> **PROBLEM STATEMENT**: Write out all lines holding the word "seaborn".

> **DATA SHOWN**:
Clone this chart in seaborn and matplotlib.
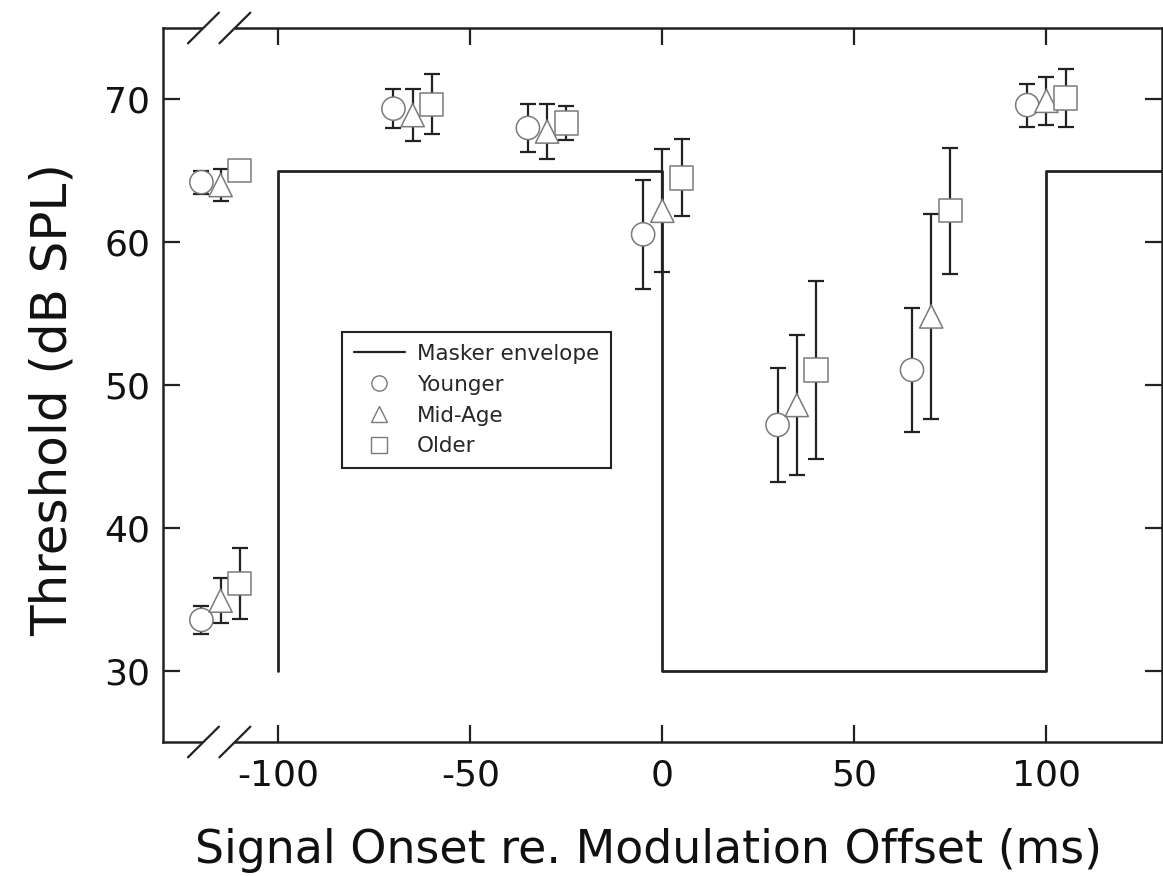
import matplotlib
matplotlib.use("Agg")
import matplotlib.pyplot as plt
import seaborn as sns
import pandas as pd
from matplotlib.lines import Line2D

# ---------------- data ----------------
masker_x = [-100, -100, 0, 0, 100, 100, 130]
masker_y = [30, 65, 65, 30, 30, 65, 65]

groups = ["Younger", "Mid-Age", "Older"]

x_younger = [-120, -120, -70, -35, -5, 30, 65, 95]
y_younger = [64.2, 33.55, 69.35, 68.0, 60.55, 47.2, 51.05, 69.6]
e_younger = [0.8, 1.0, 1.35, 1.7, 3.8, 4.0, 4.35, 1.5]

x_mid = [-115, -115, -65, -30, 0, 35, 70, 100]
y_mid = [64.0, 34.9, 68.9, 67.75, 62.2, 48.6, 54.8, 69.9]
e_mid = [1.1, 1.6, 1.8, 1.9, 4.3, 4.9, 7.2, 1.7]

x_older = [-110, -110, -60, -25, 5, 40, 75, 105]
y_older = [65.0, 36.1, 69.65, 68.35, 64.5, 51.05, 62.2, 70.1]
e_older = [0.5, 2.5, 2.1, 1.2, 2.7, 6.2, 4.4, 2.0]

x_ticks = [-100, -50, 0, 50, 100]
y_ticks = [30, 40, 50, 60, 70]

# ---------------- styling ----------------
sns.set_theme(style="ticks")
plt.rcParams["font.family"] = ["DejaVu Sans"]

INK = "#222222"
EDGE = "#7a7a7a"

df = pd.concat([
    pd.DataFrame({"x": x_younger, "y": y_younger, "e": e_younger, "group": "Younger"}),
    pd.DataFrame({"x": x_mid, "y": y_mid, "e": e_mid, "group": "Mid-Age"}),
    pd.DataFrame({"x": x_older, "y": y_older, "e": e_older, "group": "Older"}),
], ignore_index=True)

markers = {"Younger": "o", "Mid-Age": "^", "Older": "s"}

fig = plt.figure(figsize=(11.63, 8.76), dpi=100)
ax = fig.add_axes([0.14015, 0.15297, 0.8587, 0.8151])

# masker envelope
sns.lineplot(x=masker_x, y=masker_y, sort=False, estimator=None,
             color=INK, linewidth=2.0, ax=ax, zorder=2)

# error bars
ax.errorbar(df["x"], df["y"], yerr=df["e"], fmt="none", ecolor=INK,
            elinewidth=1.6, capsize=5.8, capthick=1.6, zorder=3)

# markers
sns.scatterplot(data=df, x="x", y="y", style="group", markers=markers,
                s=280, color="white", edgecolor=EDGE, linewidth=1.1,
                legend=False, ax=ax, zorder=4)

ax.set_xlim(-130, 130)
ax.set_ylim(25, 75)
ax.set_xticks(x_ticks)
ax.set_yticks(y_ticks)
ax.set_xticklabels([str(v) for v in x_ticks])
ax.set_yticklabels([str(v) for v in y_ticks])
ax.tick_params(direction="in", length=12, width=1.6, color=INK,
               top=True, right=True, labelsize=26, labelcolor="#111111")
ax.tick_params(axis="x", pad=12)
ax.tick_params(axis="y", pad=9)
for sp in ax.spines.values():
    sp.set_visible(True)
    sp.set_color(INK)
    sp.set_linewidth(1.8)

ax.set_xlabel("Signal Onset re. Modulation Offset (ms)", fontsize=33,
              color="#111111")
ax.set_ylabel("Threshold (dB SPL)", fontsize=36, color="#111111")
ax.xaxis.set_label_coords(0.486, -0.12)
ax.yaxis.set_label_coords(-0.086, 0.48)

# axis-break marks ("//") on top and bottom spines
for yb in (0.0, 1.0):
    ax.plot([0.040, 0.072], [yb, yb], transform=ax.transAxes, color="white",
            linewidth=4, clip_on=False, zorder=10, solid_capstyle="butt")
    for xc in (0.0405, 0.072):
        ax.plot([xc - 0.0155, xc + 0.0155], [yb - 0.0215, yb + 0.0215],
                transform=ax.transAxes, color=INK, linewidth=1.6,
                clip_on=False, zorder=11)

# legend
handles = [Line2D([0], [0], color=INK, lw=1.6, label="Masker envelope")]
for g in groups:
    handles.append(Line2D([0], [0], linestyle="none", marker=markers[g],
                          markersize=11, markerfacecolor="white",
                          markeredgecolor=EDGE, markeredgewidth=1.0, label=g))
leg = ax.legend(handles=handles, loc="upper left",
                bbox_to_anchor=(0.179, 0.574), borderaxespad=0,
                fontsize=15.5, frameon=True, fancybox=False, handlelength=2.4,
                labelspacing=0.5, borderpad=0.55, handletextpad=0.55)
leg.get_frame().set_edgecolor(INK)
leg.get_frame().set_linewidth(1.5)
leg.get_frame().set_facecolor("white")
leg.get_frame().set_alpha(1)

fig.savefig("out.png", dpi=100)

> **TASK OUTPUT**:
Clone this chart in seaborn and matplotlib.
import seaborn as sns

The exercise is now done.